Projects/Nepomuk/ComponentOverview

From KDE TechBase

Technical Terms

The Nepomuk world uses some jargon which may be slightly intimidating to new comers. This page attempts to list down the commonly used Nepomuk development terms, and what they mean.

Nepomuk

Nepomuk is actually an abbreviation for a very long and obtuse name. That however, does not really matter.

Nepomuk is the underlying semantic technology that is used by KDE. It provides an API for software developers, and provides all the glue to index all of the file metadata. Whenever anyone is talking about using "semantic" technologies in KDE, they generally mean Nepomuk.

It is the top most component of the entire Semantic Stack.

Soprano

Soprano is a Qt abstraction over databases. It provides a friendly Qt-based API for accessing different RDF stores. It currently supports 3 database backends - Sesame, Redland and Virtuoso. The KDE Semantic Stack only works with Virtuoso. Soprano also provides additional features such as serializing, parsing rdf data, and a client server architecture that is heavily used in Nepomuk.

Virtuoso

Virtuoso is the only supported RDF database in KDE. It's a very powerful database that powers massive projects such as dbpedia. It is currently controlled by OpenLink, and is available under commercial and an open source license.

Internally, virtuoso may be looked at as a relational database, with some added RDF features.

Strigi

The Strigi project is divided into 5 sub-projects, and can be used for a full file indexing framework. However, KDE only uses some parts of it. Nepomuk uses the libstreams and libstream analyzer to pass it the filecontents. In returns it gives metadata about the file, which Nepomuk reads and then pushes into virtuoso.

Nepomuk Components

Nepomuk has been split into a number of component for stability reasons. Many of these components communicate with each other, using a combination of dbus and local sockets.

Nepomuk Server

The Nepomuk server is the central process that is responsible for spawning and controlling all other nepomuk processes.
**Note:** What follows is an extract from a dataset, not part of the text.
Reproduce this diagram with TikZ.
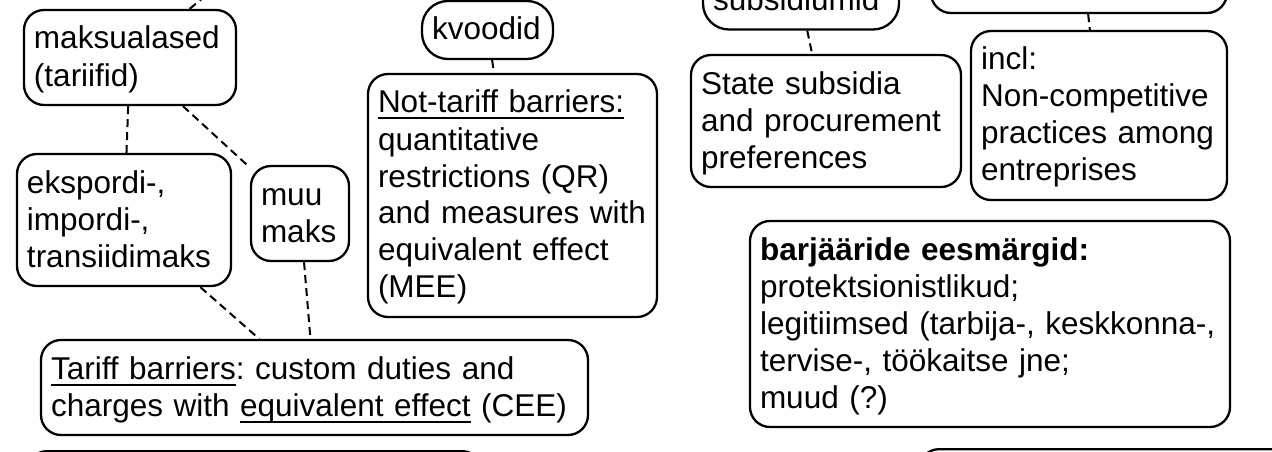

In reality it is not a server since none the Nepomuk components actual connect to it, or try to communicate with it.

On starting up, it checks if Nepomuk is enabled, and accordingly, either kills itself, or starts spawning the other nepomuk processes. All other nepomuk processes go by the name of 'nepomukservicestub'.

Nepomuk Service Stub

The nepomukservicestub is a generic process that is used to run any of the Nepomuk services. It reads the nepomuk service name as an argument, and loads the plugin for that service.

$ nepomukservicestub "nepomukfileindexer"
$ nepomukservicestub "nepomukwatch"

Nepomuk Storage Service

The Storage Service is the central nepomuk service, on which all other services depend. This service is responsible for launching virtuoso, monitoring the ontologies. Recently the Nepomuk Query Service was merged into the storage service for performance reasons. So, now the storage service is also responsible for running queries.

The Storage service also acts as a hard dependency for all other services. These services communicate with the storage service either via dbus or via a local socket.

Relevant Code: nepomuk-core/services/storage

Nepomuk File Watch Service

The File Watch service is responsible for hooking up to the kernel and listening for file move, deletion, and creation events. On receiving any of these events, it updates the metadata present in virtuoso. It is also responsible for calling the file indexer service to index new files.

Nepomuk File Indexing Service

The File Indexing service is responsible for indexing all the files. It relies on a helper process called 'nepomukindexer' which actually performs the indexing and pushing to Nepomuk. This service merely schedules and the indexing, and decides which files should be indexed.

Ontologies

Relational databases have database schemas which are fixed. RDF databases instead use ontologies which are less static. They define how the data should be stored in the database.